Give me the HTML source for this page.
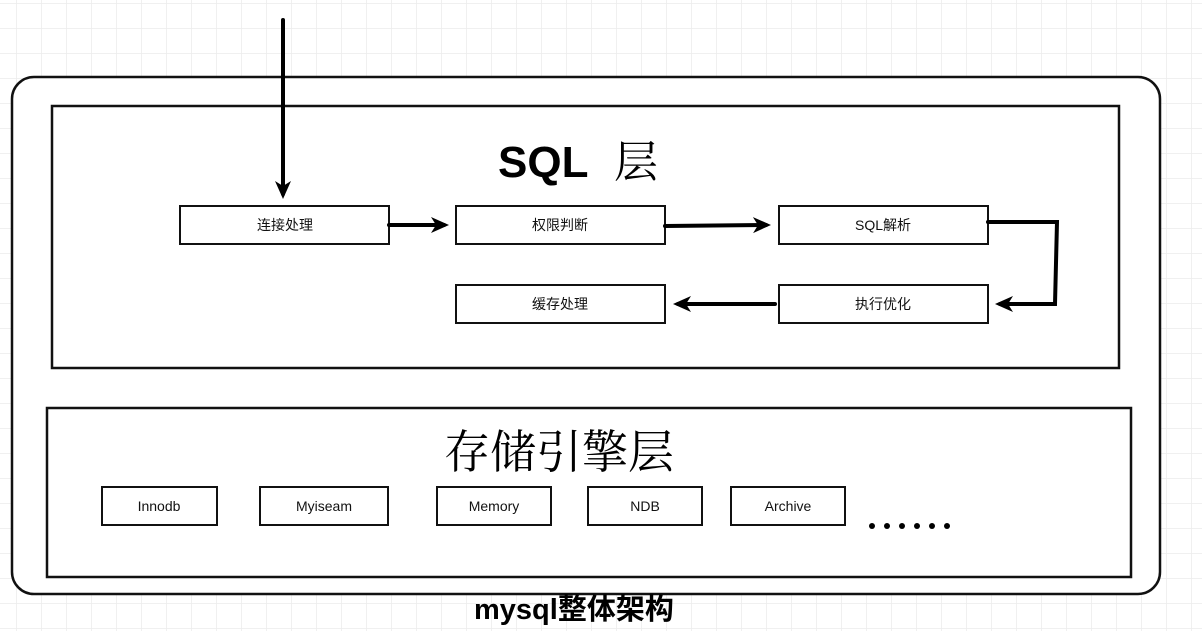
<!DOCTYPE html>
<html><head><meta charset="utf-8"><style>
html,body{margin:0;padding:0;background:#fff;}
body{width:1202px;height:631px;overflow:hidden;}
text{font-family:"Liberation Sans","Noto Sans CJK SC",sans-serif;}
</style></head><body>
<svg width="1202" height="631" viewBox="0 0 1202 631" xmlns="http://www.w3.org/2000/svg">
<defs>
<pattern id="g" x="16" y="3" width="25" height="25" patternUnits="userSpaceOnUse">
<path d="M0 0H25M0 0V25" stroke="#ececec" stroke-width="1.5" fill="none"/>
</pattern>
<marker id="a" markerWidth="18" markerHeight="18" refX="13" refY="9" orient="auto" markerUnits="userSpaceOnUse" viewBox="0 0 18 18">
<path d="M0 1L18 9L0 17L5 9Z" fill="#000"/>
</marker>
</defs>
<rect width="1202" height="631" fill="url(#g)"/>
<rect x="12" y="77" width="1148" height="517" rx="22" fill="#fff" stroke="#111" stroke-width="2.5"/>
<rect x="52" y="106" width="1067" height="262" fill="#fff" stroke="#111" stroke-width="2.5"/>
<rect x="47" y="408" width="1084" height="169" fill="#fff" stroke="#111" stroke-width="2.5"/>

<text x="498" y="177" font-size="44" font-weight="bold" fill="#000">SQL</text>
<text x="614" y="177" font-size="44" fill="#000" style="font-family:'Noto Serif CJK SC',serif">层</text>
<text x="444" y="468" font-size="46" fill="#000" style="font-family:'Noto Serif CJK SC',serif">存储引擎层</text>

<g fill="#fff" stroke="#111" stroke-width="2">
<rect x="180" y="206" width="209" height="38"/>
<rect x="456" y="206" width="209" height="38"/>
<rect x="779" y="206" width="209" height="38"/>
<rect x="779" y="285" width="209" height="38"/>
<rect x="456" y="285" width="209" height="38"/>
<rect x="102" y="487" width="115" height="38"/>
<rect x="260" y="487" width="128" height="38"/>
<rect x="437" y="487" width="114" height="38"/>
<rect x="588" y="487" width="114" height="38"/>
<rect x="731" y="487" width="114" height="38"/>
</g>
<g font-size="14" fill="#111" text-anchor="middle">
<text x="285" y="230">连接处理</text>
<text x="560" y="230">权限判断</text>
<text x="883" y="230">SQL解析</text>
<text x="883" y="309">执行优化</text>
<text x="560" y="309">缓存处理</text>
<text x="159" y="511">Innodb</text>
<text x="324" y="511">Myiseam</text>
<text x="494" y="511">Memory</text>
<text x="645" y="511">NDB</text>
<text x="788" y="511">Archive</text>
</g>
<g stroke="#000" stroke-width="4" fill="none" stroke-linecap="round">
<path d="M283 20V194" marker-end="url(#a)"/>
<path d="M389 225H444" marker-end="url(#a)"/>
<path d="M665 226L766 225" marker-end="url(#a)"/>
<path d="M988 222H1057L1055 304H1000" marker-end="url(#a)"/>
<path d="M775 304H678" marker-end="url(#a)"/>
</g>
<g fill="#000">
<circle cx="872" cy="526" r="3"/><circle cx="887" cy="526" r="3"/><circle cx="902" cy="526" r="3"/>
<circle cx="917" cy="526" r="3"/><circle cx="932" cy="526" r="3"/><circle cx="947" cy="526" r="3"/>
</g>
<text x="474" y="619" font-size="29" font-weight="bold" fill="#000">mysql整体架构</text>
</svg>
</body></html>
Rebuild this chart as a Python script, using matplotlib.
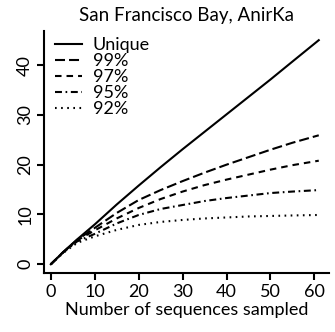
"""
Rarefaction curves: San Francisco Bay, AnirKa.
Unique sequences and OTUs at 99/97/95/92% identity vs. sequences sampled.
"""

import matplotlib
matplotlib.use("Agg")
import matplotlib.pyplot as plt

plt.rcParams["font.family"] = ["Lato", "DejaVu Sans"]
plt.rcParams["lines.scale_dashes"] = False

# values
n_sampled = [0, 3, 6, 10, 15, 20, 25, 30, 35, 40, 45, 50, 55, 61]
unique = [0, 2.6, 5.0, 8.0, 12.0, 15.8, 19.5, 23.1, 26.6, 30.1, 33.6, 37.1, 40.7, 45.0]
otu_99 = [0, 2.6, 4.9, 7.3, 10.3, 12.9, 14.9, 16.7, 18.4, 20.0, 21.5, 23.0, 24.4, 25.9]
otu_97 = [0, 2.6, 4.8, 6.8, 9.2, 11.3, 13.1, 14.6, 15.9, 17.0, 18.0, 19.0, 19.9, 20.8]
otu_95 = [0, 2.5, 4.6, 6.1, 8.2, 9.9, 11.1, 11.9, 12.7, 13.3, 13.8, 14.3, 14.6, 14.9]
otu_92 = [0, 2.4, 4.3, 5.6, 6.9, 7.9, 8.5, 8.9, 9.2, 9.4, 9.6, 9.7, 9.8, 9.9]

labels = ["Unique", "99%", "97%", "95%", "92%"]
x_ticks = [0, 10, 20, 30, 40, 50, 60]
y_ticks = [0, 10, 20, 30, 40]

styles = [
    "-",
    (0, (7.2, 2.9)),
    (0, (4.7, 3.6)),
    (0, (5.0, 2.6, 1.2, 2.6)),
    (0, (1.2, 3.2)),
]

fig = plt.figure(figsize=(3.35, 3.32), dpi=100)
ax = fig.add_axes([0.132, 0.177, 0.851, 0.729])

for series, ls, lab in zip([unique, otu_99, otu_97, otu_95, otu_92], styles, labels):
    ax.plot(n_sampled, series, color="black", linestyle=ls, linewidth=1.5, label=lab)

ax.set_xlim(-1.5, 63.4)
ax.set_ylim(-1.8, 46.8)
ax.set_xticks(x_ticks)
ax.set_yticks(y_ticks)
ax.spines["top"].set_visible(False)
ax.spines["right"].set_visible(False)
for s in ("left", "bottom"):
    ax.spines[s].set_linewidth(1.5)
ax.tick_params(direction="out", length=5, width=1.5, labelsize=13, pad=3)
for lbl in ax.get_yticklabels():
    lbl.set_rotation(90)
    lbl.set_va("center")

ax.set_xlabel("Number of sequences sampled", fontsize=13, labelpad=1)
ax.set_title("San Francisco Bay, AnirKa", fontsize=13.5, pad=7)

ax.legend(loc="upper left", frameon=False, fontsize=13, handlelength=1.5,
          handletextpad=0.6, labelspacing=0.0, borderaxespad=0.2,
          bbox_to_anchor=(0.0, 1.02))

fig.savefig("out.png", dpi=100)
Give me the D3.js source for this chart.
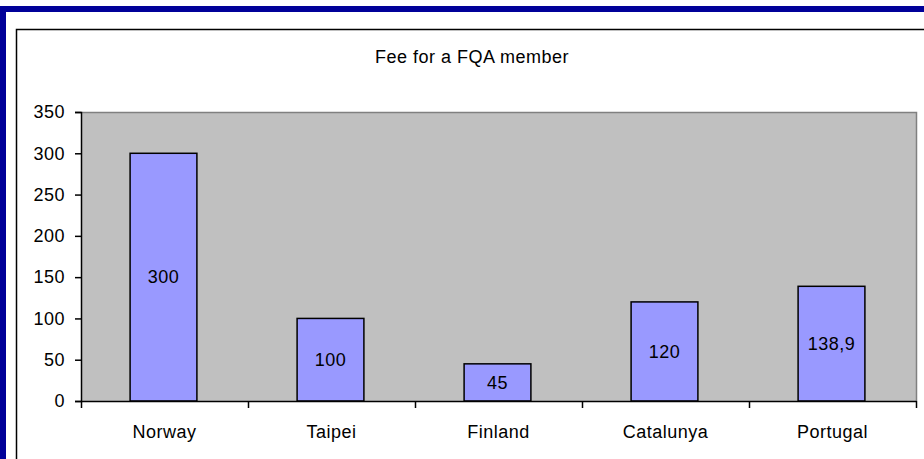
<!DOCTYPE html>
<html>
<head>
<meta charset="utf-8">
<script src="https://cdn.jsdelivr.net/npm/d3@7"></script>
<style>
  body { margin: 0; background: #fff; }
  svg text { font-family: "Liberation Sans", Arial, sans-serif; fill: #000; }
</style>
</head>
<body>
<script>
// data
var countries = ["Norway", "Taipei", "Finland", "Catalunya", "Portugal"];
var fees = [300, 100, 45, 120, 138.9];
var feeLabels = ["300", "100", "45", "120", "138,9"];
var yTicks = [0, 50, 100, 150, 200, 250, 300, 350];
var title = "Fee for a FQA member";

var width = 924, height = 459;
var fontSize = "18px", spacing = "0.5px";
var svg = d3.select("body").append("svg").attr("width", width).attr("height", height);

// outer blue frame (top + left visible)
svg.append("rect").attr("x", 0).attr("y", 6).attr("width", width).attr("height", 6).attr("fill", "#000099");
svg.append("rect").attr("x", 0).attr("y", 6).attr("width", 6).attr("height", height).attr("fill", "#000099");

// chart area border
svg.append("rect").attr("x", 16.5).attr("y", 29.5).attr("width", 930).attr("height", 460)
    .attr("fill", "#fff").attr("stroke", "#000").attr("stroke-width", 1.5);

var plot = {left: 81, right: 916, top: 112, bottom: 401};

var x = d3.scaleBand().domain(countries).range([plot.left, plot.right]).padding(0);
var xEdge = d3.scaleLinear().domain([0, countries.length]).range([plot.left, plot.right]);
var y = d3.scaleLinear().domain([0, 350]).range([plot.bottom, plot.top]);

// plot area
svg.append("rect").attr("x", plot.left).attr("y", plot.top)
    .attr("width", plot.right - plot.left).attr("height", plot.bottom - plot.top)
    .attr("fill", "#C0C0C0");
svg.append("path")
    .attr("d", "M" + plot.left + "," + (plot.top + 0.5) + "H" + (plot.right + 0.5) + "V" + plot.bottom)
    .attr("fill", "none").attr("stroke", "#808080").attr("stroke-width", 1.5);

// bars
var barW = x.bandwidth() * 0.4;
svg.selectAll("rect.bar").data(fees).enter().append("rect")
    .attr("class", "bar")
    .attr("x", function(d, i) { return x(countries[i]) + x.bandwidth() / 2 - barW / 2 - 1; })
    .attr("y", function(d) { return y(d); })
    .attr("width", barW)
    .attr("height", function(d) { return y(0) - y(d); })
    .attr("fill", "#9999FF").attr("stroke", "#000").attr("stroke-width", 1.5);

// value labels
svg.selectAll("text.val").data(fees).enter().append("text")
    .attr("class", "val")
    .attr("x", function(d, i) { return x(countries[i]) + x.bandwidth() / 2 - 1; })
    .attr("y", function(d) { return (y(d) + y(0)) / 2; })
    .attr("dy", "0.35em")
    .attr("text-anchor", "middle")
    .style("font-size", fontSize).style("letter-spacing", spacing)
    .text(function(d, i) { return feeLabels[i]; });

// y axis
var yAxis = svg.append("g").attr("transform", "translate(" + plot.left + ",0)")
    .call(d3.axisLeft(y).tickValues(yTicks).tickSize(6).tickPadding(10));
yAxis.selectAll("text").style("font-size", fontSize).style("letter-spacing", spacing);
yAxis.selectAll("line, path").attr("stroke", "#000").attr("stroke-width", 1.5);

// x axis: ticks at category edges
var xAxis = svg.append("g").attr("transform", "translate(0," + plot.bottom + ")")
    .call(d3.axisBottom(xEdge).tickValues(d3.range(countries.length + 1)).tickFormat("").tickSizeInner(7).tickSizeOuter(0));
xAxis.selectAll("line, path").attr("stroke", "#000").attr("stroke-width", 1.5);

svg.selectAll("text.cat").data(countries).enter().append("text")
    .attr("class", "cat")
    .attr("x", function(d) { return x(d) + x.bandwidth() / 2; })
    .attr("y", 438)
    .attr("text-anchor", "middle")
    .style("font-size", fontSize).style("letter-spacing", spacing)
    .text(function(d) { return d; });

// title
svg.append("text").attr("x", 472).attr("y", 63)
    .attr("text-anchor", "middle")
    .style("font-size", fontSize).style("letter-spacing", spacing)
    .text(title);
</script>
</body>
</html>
__________
Goal of the exercise = Without the pictures, give again only the lines beginning at the line that contains "Rebuild this chart" and stopping after the line that contains "linestyle=ls, linewidth=1.5, label=lab)", exactly as written.

Expected output =
Rebuild this chart as a Python script, using matplotlib.
"""
Rarefaction curves: San Francisco Bay, AnirKa.
Unique sequences and OTUs at 99/97/95/92% identity vs. sequences sampled.
"""

import matplotlib
matplotlib.use("Agg")
import matplotlib.pyplot as plt

plt.rcParams["font.family"] = ["Lato", "DejaVu Sans"]
plt.rcParams["lines.scale_dashes"] = False

# values
n_sampled = [0, 3, 6, 10, 15, 20, 25, 30, 35, 40, 45, 50, 55, 61]
unique = [0, 2.6, 5.0, 8.0, 12.0, 15.8, 19.5, 23.1, 26.6, 30.1, 33.6, 37.1, 40.7, 45.0]
otu_99 = [0, 2.6, 4.9, 7.3, 10.3, 12.9, 14.9, 16.7, 18.4, 20.0, 21.5, 23.0, 24.4, 25.9]
otu_97 = [0, 2.6, 4.8, 6.8, 9.2, 11.3, 13.1, 14.6, 15.9, 17.0, 18.0, 19.0, 19.9, 20.8]
otu_95 = [0, 2.5, 4.6, 6.1, 8.2, 9.9, 11.1, 11.9, 12.7, 13.3, 13.8, 14.3, 14.6, 14.9]
otu_92 = [0, 2.4, 4.3, 5.6, 6.9, 7.9, 8.5, 8.9, 9.2, 9.4, 9.6, 9.7, 9.8, 9.9]

labels = ["Unique", "99%", "97%", "95%", "92%"]
x_ticks = [0, 10, 20, 30, 40, 50, 60]
y_ticks = [0, 10, 20, 30, 40]

styles = [
    "-",
    (0, (7.2, 2.9)),
    (0, (4.7, 3.6)),
    (0, (5.0, 2.6, 1.2, 2.6)),
    (0, (1.2, 3.2)),
]

fig = plt.figure(figsize=(3.35, 3.32), dpi=100)
ax = fig.add_axes([0.132, 0.177, 0.851, 0.729])

for series, ls, lab in zip([unique, otu_99, otu_97, otu_95, otu_92], styles, labels):
    ax.plot(n_sampled, series, color="black", linestyle=ls, linewidth=1.5, label=lab)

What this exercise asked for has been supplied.